Je crois cependant que c'est cette considération de religion qui a fait exclure plusieurs autres princes allemands qui auraient pu nous convenir, et je pense que nous ne sommes pas assez éclairés sur tous les candidats, pour faire notre choix avec parfaite connaissance de cause.
Je crois que la nomination de commissaires qui seraient envoyés à Paris, nous exposerait à l'humiliation d'un refus ; mais comme je trouve que la question n'est pas assez éclaircie, quant aux princes étrangers que nous pourrions élire, je demande que, suivant les conclusions de la section centrale, on nomme quatre commissaires, non pour partir par la poste, mais pour diriger, de concert avec le comité diplomatique et le gouvernement provisoire, les démarches à faire pour le choix du chef de l'État.
Je viens de dire ce qu'il faut faire si nous croyons devoir élire un prince étranger ; mais dans mon opinion (cette opinion il y a déjà longtemps que je l'ai exprimée), nous devons choisir un prince indigène : s'il en est autrement, notre indépendance ne sera pas complète ; nous serons gouvernés par un prince qui arrivera au milieu de nous sans nous comprendre, et sera comme un élément hétérogène dans notre organisation future.

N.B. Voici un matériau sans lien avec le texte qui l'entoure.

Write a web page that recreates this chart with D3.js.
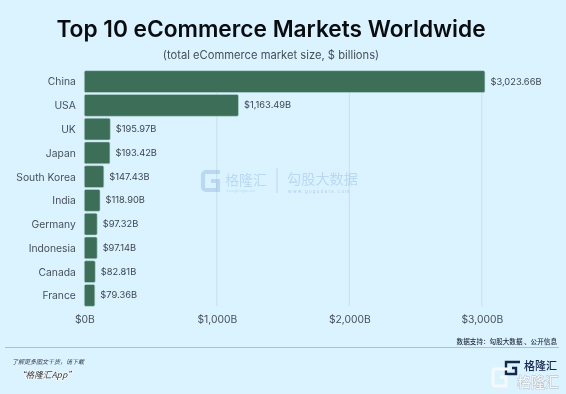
<!DOCTYPE html>
<html>
<head>
<meta charset="utf-8">
<script src="https://cdn.jsdelivr.net/npm/d3@7"></script>
<style>
    html, body { margin: 0; padding: 0; background: #dbf3ff; }
    svg { display: block; filter: blur(0.35px); }
    text { font-family: Inter, "Noto Sans CJK SC", sans-serif; }
    .cjk { font-family: "Noto Sans CJK SC", sans-serif; }
</style>
</head>
<body>
<div id="chart"></div>
<script>
const countries = ["China", "USA", "UK", "Japan", "South Korea", "India", "Germany", "Indonesia", "Canada", "France"];
const marketSize = [3023.66, 1163.49, 195.97, 193.42, 147.43, 118.90, 97.32, 97.14, 82.81, 79.36];
const xTicks = [0, 1000, 2000, 3000];

const width = 566;
const height = 394;

const svg = d3.select("#chart")
    .append("svg")
    .attr("width", width)
    .attr("height", height);

const xScale = d3.scaleLinear()
    .domain([0, 3000])
    .range([84.3, 481.8]);

const yScale = d3.scaleBand()
    .domain(countries)
    .range([69.7, 307.3])
    .paddingInner(0.08)
    .paddingOuter(0.04);

// Title and subtitle
svg.append("text")
    .attr("x", 271)
    .attr("y", 37.3)
    .attr("text-anchor", "middle")
    .attr("font-size", 22.7)
    .attr("font-weight", 600)
    .attr("fill", "#0a0d10")
    .text("Top 10 eCommerce Markets Worldwide");

svg.append("text")
    .attr("x", 271)
    .attr("y", 59)
    .attr("text-anchor", "middle")
    .attr("font-size", 11.2)
    .attr("fill", "#444f57")
    .text("(total eCommerce market size, $ billions)");

// Gridlines
svg.append("g")
    .selectAll("line")
    .data(xTicks.slice(1))
    .enter().append("line")
    .attr("x1", d => xScale(d))
    .attr("x2", d => xScale(d))
    .attr("y1", 70)
    .attr("y2", 306)
    .attr("stroke", "#c6dfec")
    .attr("stroke-width", 1);

drawWatermark();

// Bars
svg.append("g")
    .selectAll("rect")
    .data(countries)
    .enter().append("rect")
    .attr("x", xScale(0))
    .attr("y", d => yScale(d))
    .attr("width", (d, i) => xScale(marketSize[i]) - xScale(0))
    .attr("height", yScale.bandwidth())
    .attr("rx", 1.5)
    .attr("fill", "#3c6e58")
    .attr("stroke", "#b5d8d8")
    .attr("stroke-width", 0.6);

// Value labels
svg.append("g")
    .selectAll("text")
    .data(countries)
    .enter().append("text")
    .attr("x", (d, i) => xScale(marketSize[i]) + 5.5)
    .attr("y", d => yScale(d) + yScale.bandwidth() / 2 - 0.3)
    .attr("dy", "0.35em")
    .attr("font-size", 9.3)
    .attr("fill", "#3d474e")
    .text((d, i) => "$" + d3.format(",.2f")(marketSize[i]) + "B");

// Category labels
const yAxis = d3.axisLeft(yScale).tickSize(0).tickPadding(8.5);
const yAxisG = svg.append("g")
    .attr("transform", "translate(" + xScale(0) + ",0.6)")
    .call(yAxis);
yAxisG.select(".domain").remove();
yAxisG.selectAll("text")
    .attr("font-family", "Inter")
    .attr("font-size", 10.3)
    .attr("fill", "#475159");

// Bottom axis labels
const xAxis = d3.axisBottom(xScale)
    .tickValues(xTicks)
    .tickSize(0)
    .tickPadding(10)
    .tickFormat(d => "$" + d3.format(",")(d) + "B");
const xAxisG = svg.append("g")
    .attr("transform", "translate(0,306)")
    .call(xAxis);
xAxisG.select(".domain").remove();
xAxisG.selectAll("text")
    .attr("font-family", "Inter")
    .attr("font-size", 10.3)
    .attr("fill", "#475159");

// Footer
svg.append("line")
    .attr("x1", 5)
    .attr("x2", 559)
    .attr("y1", 347.5)
    .attr("y2", 347.5)
    .attr("stroke", "#9db4c6")
    .attr("stroke-width", 0.8);

svg.append("text")
    .attr("class", "cjk")
    .attr("x", 557)
    .attr("y", 344)
    .attr("text-anchor", "end")
    .attr("font-size", 6.6)
    .attr("font-weight", 500)
    .attr("fill", "#1f2a33")
    .text("数据支持：勾股大数据 、公开信息");

svg.append("text")
    .attr("class", "cjk")
    .attr("x", 12)
    .attr("y", 364)
    .attr("font-size", 6)
    .attr("font-style", "italic")
    .attr("fill", "#39424a")
    .text("了解更多图文干货，请下载");

svg.append("text")
    .attr("class", "cjk")
    .attr("x", 17)
    .attr("y", 378)
    .attr("font-size", 8.6)
    .attr("font-style", "italic")
    .attr("fill", "#2d353c")
    .attr("stroke", "#ffffff")
    .attr("stroke-width", 1.2)
    .attr("paint-order", "stroke")
    .text("“格隆汇App”");

drawFooterLogo();

function drawWatermark() {
    const mark = svg.append("g").attr("opacity", 0.3);
    mark.append("path")
        .attr("d", "M220 172h-14a3 3 0 0 0-3 3v12a3 3 0 0 0 3 3h12v-9h-7")
        .attr("fill", "none")
        .attr("stroke", "#6e9fd0")
        .attr("stroke-width", 4.2);
    mark.append("text")
        .attr("class", "cjk")
        .attr("x", 225)
        .attr("y", 184.5)
        .attr("font-size", 14)
        .attr("fill", "#6e9fd0")
        .text("格隆汇");
    mark.append("text")
        .attr("x", 226)
        .attr("y", 192)
        .attr("font-size", 3)
        .attr("fill", "#6e9fd0")
        .text("www.gelonghui.com");
    mark.append("line")
        .attr("x1", 277)
        .attr("x2", 277)
        .attr("y1", 168)
        .attr("y2", 193)
        .attr("stroke", "#6e9fd0");
    mark.append("text")
        .attr("class", "cjk")
        .attr("x", 287)
        .attr("y", 184)
        .attr("font-size", 14.2)
        .attr("fill", "#6e9fd0")
        .text("勾股大数据");
    mark.append("text")
        .attr("x", 288)
        .attr("y", 193)
        .attr("font-size", 4.4)
        .attr("letter-spacing", 1.3)
        .attr("fill", "#3f78b5")
        .text("www.gogudata.com");
}

function drawFooterLogo() {
    const dark = svg.append("g");
    dark.append("path")
        .attr("d", "M520 362h-14v12h10v-6h-4")
        .attr("fill", "none")
        .attr("stroke", "#16264a")
        .attr("stroke-width", 2.4);
    dark.append("text")
        .attr("class", "cjk")
        .attr("x", 524)
        .attr("y", 369.5)
        .attr("font-size", 11)
        .attr("font-weight", 500)
        .attr("fill", "#16264a")
        .text("格隆汇");
    const light = svg.append("g");
    light.append("path")
        .attr("d", "M509 369h-14a2 2 0 0 0-2 2v13a2 2 0 0 0 2 2h11v-9h-6")
        .attr("fill", "none")
        .attr("stroke", "#f6f9fb")
        .attr("stroke-width", 2.8);
    light.append("text")
        .attr("class", "cjk")
        .attr("x", 517)
        .attr("y", 387)
        .attr("font-size", 14)
        .attr("fill", "#f6f9fb")
        .attr("stroke", "#aeb9c2")
        .attr("stroke-width", 0.8)
        .attr("paint-order", "stroke")
        .text("格隆汇");
}
</script>
</body>
</html>
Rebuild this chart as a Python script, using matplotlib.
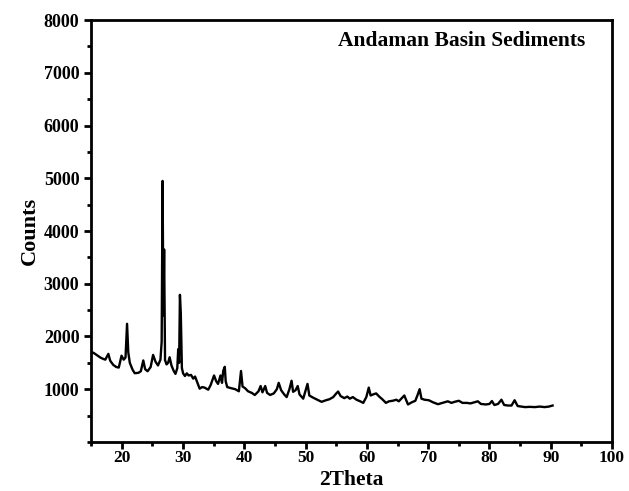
import matplotlib
matplotlib.use("Agg")
import matplotlib.pyplot as plt
from matplotlib.ticker import MultipleLocator

# XRD pattern
two_theta = [15.0, 15.5, 16.0, 16.5, 16.95, 17.3, 17.8, 18.1, 18.6, 19.1, 19.5, 19.95,
             20.3, 20.6, 20.85, 21.05, 21.3, 21.75, 22.1, 22.7, 23.1, 23.5, 23.8, 24.2,
             24.7, 25.1, 25.5, 25.9, 26.3, 26.5, 26.65, 26.78, 26.9, 27.05, 27.3, 27.55,
             27.8, 28.1, 28.45, 28.75, 29.05, 29.2, 29.35, 29.48, 29.62, 29.8, 30.0, 30.3,
             30.6, 30.9, 31.3, 31.65, 31.95, 32.4, 32.7, 33.1, 33.5, 34.1, 34.5, 35.05,
             35.4, 35.7, 36.1, 36.35, 36.55, 36.8, 36.95, 37.2, 37.8, 38.5, 39.1, 39.45,
             39.7, 40.1, 40.6, 41.2, 41.7, 42.3, 42.65, 42.95, 43.4, 43.7, 44.2, 44.8,
             45.3, 45.6, 46.0, 46.5, 46.9, 47.35, 47.7, 47.95, 48.35, 48.7, 49.0, 49.6,
             50.05, 50.3, 50.6, 51.2, 51.9, 52.6, 53.3, 53.9, 54.5, 55.0, 55.3, 55.7,
             56.3, 56.8, 57.2, 57.7, 58.3, 58.9, 59.4, 59.9, 60.3, 60.6, 61.0, 61.5,
             62.0, 62.5, 63.1, 63.6, 64.2, 64.8, 65.2, 65.7, 66.1, 66.7, 67.3, 67.9,
             68.3, 68.6, 68.9, 69.4, 70.1, 70.8, 71.6, 72.3, 73.2, 73.8, 74.3, 75.0,
             75.6, 76.3, 76.9, 77.5, 78.1, 78.6, 79.4, 80.0, 80.4, 80.8, 81.4, 81.95,
             82.4, 83.0, 83.6, 84.1, 84.6, 85.2, 85.8, 86.6, 87.4, 88.2, 89.0, 89.7, 90.3]
counts = [1710, 1680, 1640, 1600, 1575, 1560, 1670, 1540, 1460, 1420, 1410, 1636,
          1560, 1600, 2240, 1700, 1500, 1370, 1303, 1310, 1340, 1545, 1380, 1340,
          1420, 1650, 1520, 1450, 1560, 1900, 4950, 2400, 3650, 1550, 1470, 1500,
          1605, 1450, 1350, 1290, 1400, 1760, 1500, 2790, 2450, 1400, 1300, 1250,
          1300, 1260, 1270, 1200, 1240, 1100, 1010, 1040, 1030, 990, 1080, 1260,
          1150, 1100, 1260, 1120, 1350, 1424, 1150, 1040, 1020, 1000, 960, 1345,
          1050, 1020, 960, 930, 890, 960, 1060, 940, 1060, 930, 890, 920,
          1000, 1120, 980, 900, 850, 1000, 1160, 950, 980, 1060, 900, 820,
          1000, 1100, 880, 840, 800, 760, 790, 810, 850, 920, 955, 870,
          830, 860, 820, 850, 800, 770, 740, 850, 1030, 880, 900, 920,
          860, 810, 740, 770, 780, 800, 770, 830, 880, 710, 750, 780,
          900, 1000, 820, 800, 790, 750, 715, 740, 770, 740, 760, 780,
          740, 740, 730, 750, 770, 720, 710, 720, 775, 700, 720, 800,
          700, 690, 690, 790, 680, 670, 660, 665, 660, 670, 660, 670, 690]

x_ticks = [20, 30, 40, 50, 60, 70, 80, 90, 100]
y_ticks = [1000, 2000, 3000, 4000, 5000, 6000, 7000, 8000]

plt.rcParams['font.family'] = ['Liberation Serif', 'DejaVu Serif']
plt.rcParams['font.weight'] = 'bold'

fig = plt.figure(figsize=(6.29, 4.91), dpi=100)
ax = fig.add_axes([0.145, 0.1, 0.828, 0.859])

ax.plot(two_theta, counts, color='black', lw=1.7)

ax.set_xlim(15, 100)
ax.set_ylim(0, 8000)
ax.set_xticks(x_ticks)
ax.set_yticks(y_ticks)
ax.xaxis.set_minor_locator(MultipleLocator(5))
ax.yaxis.set_minor_locator(MultipleLocator(500))
ax.tick_params(which='major', direction='out', length=5, width=2, labelsize=13)
ax.tick_params(which='minor', direction='out', length=3, width=2)
ax.tick_params(axis='x', which='major', pad=1, labelsize=12.5)
for lab in ax.get_xticklabels() + ax.get_yticklabels():
    lab.set_fontweight('bold')
for s in ax.spines.values():
    s.set_linewidth(2)

# x label placed by hand so it stays inside the tight bottom margin
fig.text(0.559, 0.002, '2Theta', ha='center', va='bottom',
         fontsize=15.5, fontweight='bold')
ax.set_ylabel('Counts', fontsize=16, fontweight='bold', labelpad=3)
ax.text(0.948, 0.95, 'Andaman Basin Sediments', transform=ax.transAxes,
        ha='right', va='center', fontsize=15.5, fontweight='bold')

fig.savefig('out.png', dpi=100)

Ce choix d'un prince étranger entraîne d'ailleurs mille inconvénients, au lieu de nous permettre de sortir avec rapidité de la position fausse (page 130) où nous nous trouvons ; les entraves se multiplient autour de nous, et nous sommes entraînés dans d'interminables lenteurs.
L'élection d'un prince indigène est le moyen le plus sage de déjouer les intrigues qui peuvent être ourdies contre nous, le moyen le plus digne de consolider notre révolution : les puissances étrangères n'ont aucun motif d'intervenir pour empêcher ce choix ; elles en avaient bien davantage pour s'élever contre le principe de notre révolution. Ne nous faisons pas illusion, messieurs, ce n'est pas le prince indigène qu'elles redoutent, c'est l'exemple que nous avons donné à leurs peuples. (U. B., supp., 14 janv.)
- On demande la clôture. (U. B., supp.. 14 janv.)
M. Van Meenen – La clôture serait une injustice envers les membres non présents qui se sont proposé de parler demain. (J. B., 14 janv.)